» JOB
Send each entry back exactly as given, pictures excluded.

— START OF PROVIDED DATA —

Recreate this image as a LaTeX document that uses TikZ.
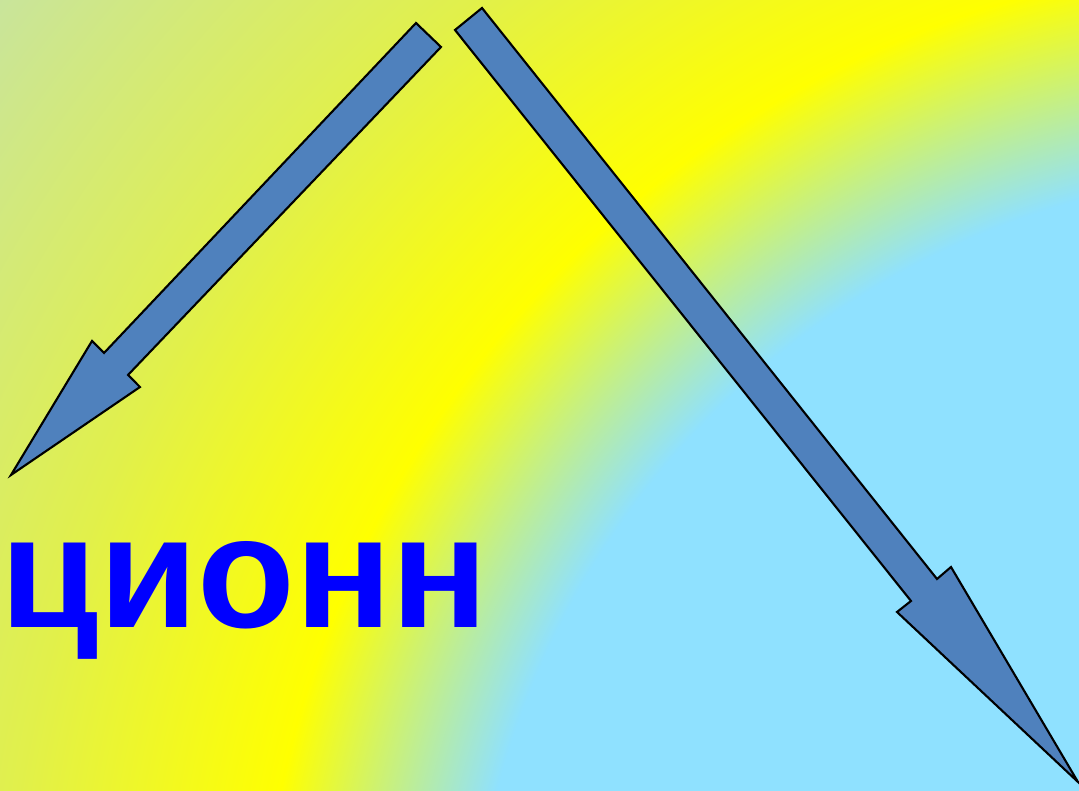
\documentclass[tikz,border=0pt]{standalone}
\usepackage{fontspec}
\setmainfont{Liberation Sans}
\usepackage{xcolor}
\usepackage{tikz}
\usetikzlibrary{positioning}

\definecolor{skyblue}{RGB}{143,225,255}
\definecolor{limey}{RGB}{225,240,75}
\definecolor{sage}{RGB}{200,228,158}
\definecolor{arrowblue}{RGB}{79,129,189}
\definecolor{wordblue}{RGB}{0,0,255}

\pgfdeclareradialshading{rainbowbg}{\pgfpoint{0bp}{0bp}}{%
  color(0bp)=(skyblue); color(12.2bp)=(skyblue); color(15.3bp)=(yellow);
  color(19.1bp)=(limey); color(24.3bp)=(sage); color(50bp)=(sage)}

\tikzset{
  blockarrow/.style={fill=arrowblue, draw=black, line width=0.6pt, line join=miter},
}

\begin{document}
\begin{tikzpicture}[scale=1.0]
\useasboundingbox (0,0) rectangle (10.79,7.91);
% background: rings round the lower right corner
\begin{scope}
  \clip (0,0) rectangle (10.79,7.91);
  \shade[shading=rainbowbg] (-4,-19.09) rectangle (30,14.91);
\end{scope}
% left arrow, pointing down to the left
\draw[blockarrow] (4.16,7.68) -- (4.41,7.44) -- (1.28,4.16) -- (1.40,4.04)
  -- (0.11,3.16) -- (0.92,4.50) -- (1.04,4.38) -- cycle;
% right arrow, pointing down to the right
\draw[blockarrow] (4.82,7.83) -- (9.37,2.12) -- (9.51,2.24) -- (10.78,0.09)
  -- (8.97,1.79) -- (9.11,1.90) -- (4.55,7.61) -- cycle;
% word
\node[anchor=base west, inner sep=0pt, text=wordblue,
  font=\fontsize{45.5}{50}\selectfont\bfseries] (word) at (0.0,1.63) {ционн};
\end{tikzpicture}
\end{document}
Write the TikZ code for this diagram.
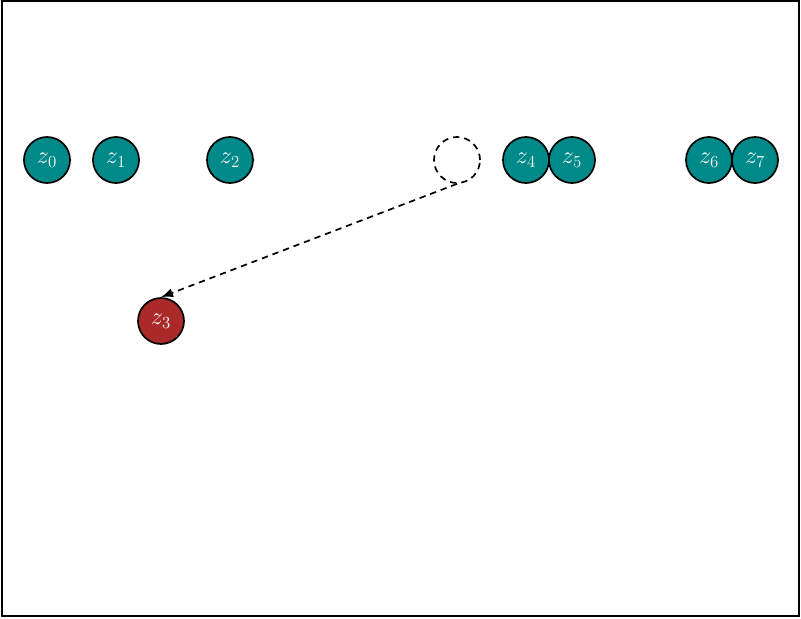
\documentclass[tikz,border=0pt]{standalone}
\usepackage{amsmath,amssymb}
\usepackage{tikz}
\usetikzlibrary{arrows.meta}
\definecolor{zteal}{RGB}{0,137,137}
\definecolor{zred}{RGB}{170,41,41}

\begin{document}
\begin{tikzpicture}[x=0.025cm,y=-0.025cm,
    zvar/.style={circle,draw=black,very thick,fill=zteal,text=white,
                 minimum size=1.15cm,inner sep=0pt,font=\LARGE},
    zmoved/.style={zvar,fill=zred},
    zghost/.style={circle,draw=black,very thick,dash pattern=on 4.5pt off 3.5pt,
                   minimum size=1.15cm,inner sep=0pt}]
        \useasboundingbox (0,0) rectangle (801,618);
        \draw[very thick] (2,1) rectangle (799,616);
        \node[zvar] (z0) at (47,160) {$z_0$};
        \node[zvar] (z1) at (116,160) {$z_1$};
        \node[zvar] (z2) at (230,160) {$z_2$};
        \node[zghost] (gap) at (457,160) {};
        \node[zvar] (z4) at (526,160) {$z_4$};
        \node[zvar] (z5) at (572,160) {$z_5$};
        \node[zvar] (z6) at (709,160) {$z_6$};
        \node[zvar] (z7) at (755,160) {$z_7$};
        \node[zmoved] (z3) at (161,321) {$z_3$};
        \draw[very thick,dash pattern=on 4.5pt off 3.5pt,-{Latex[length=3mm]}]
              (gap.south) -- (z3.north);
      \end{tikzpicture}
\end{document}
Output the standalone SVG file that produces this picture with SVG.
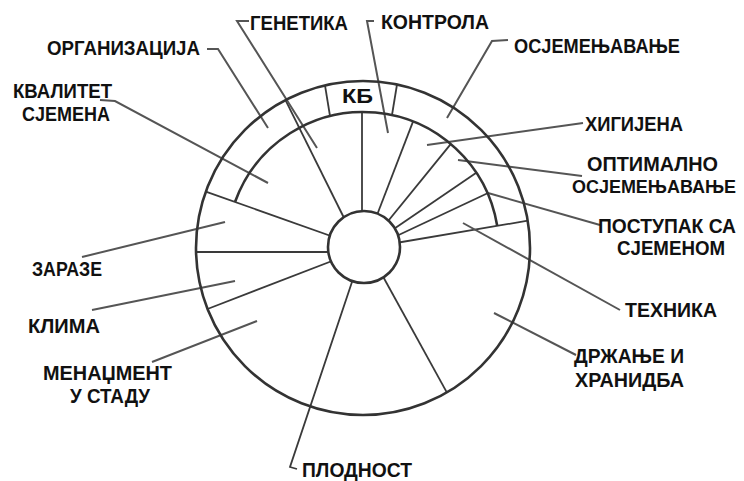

— END OF PROVIDED DATA —

» TASK SOLUTION
Recreate this image as a LaTeX document that uses TikZ.
\documentclass[tikz,border=0pt]{standalone}
\usepackage{fontspec}
\setmainfont{Liberation Sans}
\usepackage{xcolor}
\usepackage{tikz}
\usetikzlibrary{positioning}

\definecolor{skyblue}{RGB}{143,225,255}
\definecolor{limey}{RGB}{225,240,75}
\definecolor{sage}{RGB}{200,228,158}
\definecolor{arrowblue}{RGB}{79,129,189}
\definecolor{wordblue}{RGB}{0,0,255}

\pgfdeclareradialshading{rainbowbg}{\pgfpoint{0bp}{0bp}}{%
  color(0bp)=(skyblue); color(12.2bp)=(skyblue); color(15.3bp)=(yellow);
  color(19.1bp)=(limey); color(24.3bp)=(sage); color(50bp)=(sage)}

\tikzset{
  blockarrow/.style={fill=arrowblue, draw=black, line width=0.6pt, line join=miter},
}

\begin{document}
\begin{tikzpicture}[scale=1.0]
\useasboundingbox (0,0) rectangle (10.79,7.91);
% background: rings round the lower right corner
\begin{scope}
  \clip (0,0) rectangle (10.79,7.91);
  \shade[shading=rainbowbg] (-4,-19.09) rectangle (30,14.91);
\end{scope}
% left arrow, pointing down to the left
\draw[blockarrow] (4.16,7.68) -- (4.41,7.44) -- (1.28,4.16) -- (1.40,4.04)
  -- (0.11,3.16) -- (0.92,4.50) -- (1.04,4.38) -- cycle;
% right arrow, pointing down to the right
\draw[blockarrow] (4.82,7.83) -- (9.37,2.12) -- (9.51,2.24) -- (10.78,0.09)
  -- (8.97,1.79) -- (9.11,1.90) -- (4.55,7.61) -- cycle;
% word
\node[anchor=base west, inner sep=0pt, text=wordblue,
  font=\fontsize{45.5}{50}\selectfont\bfseries] (word) at (0.0,1.63) {ционн};
\end{tikzpicture}
\end{document}
Write the TikZ code for this diagram.
\documentclass[tikz,border=0pt]{standalone}
\usepackage{amsmath,amssymb}
\usepackage{tikz}
\usetikzlibrary{arrows.meta}
\definecolor{zteal}{RGB}{0,137,137}
\definecolor{zred}{RGB}{170,41,41}

\begin{document}
\begin{tikzpicture}[x=0.025cm,y=-0.025cm,
    zvar/.style={circle,draw=black,very thick,fill=zteal,text=white,
                 minimum size=1.15cm,inner sep=0pt,font=\LARGE},
    zmoved/.style={zvar,fill=zred},
    zghost/.style={circle,draw=black,very thick,dash pattern=on 4.5pt off 3.5pt,
                   minimum size=1.15cm,inner sep=0pt}]
        \useasboundingbox (0,0) rectangle (801,618);
        \draw[very thick] (2,1) rectangle (799,616);
        \node[zvar] (z0) at (47,160) {$z_0$};
        \node[zvar] (z1) at (116,160) {$z_1$};
        \node[zvar] (z2) at (230,160) {$z_2$};
        \node[zghost] (gap) at (457,160) {};
        \node[zvar] (z4) at (526,160) {$z_4$};
        \node[zvar] (z5) at (572,160) {$z_5$};
        \node[zvar] (z6) at (709,160) {$z_6$};
        \node[zvar] (z7) at (755,160) {$z_7$};
        \node[zmoved] (z3) at (161,321) {$z_3$};
        \draw[very thick,dash pattern=on 4.5pt off 3.5pt,-{Latex[length=3mm]}]
              (gap.south) -- (z3.north);
      \end{tikzpicture}
\end{document}
Output the standalone SVG file that produces this picture with SVG.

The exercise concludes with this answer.